# Nylon Calculus: Damian Lillard is thriving with a balanced game

Damian Lillard is off to a sensational start this season. Through eight games he’s averaged 32.8 points per game, a career-high by more than seven points and a mark second only to DeMar DeRozan this season. To go along with that scoring average, he’s posting career-highs in shooting percentage (inside the arc, from behind the 3-point line, and at the free throw line), rebounds, and free throw attempts per game.

His offensive efficiency and volume is up across the board and Lillard has been the driving force for Portland’s offense in a new way — literally by driving more. So far this season, Lillard is driving about three extra times per game — 12.6 per game, as opposed to 9.8 last season. He never had any trouble getting into the paint in the past but Lillard seems to have made it a focus this year to find more balance between attacking the rim and using the range on his jump shot to pick apart defenses.

As with any mode of offensive attack, usually doing something in greater quantity reduces efficiency. That has not been the case at all with Lillard’s dribble penetration. He’s shooting a career-high 72.7 percent on shots inside of two feet, also attempting them at the highest rate of his career. If you throw in the bump in his free throw rate — .494 this season, compared to .315 last year — you suddenly have one of the most efficient interior scorers in the league.

The graph below shows all players from this season and last who attempted at least 6.0 drives per game. They are charted by their drives per game and their average points per drive.

Obviously, there are a few outliers on the right side of the graph from early in this season, and we could probably assume that Lillard is a member of that group. Still, it’s remarkable to see, even for this small sample of the season, how he’s been able to drive so much more frequently and effectively. In case it isn’t clear on the draft, no one in this group is averaging more points per drive this season than Lillard.

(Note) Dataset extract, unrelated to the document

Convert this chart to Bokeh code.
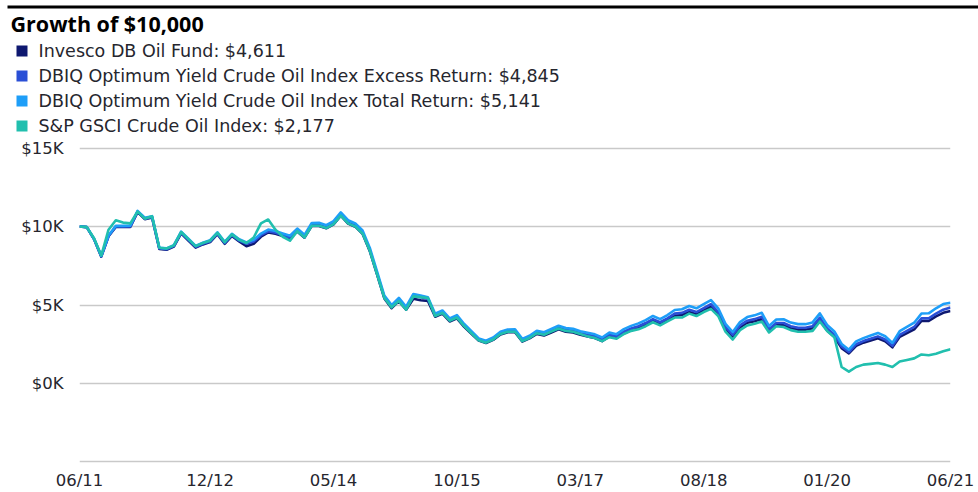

Even if Lillard were to regress some on both measures — frequency and efficiency — he would still be on track to be one of the most effective penetrators in the league this season. Some regression should be expected but there are other factors at play. This is the second season with CJ McCollum and Lillard starting together and their chemistry clearly continues to grow. The addition of Evan Turner also means Lillard is able to spend a little less time as the primary creator on offense and getting opportunities to attack a defense that has already been moved and isn’t necessarily keyed in on him pounding the ball at the top of the key.

Lillard and his Portland Trail Blazers still have plenty of defensive holes they’ll need to plug if they want to be considered legitimate contenders in the Western Conference. Still, a little more balance has really elevated Lillard’s production and catapulted him into the MVP conversation. If he can keep this up, it could be a special year for both him and his team.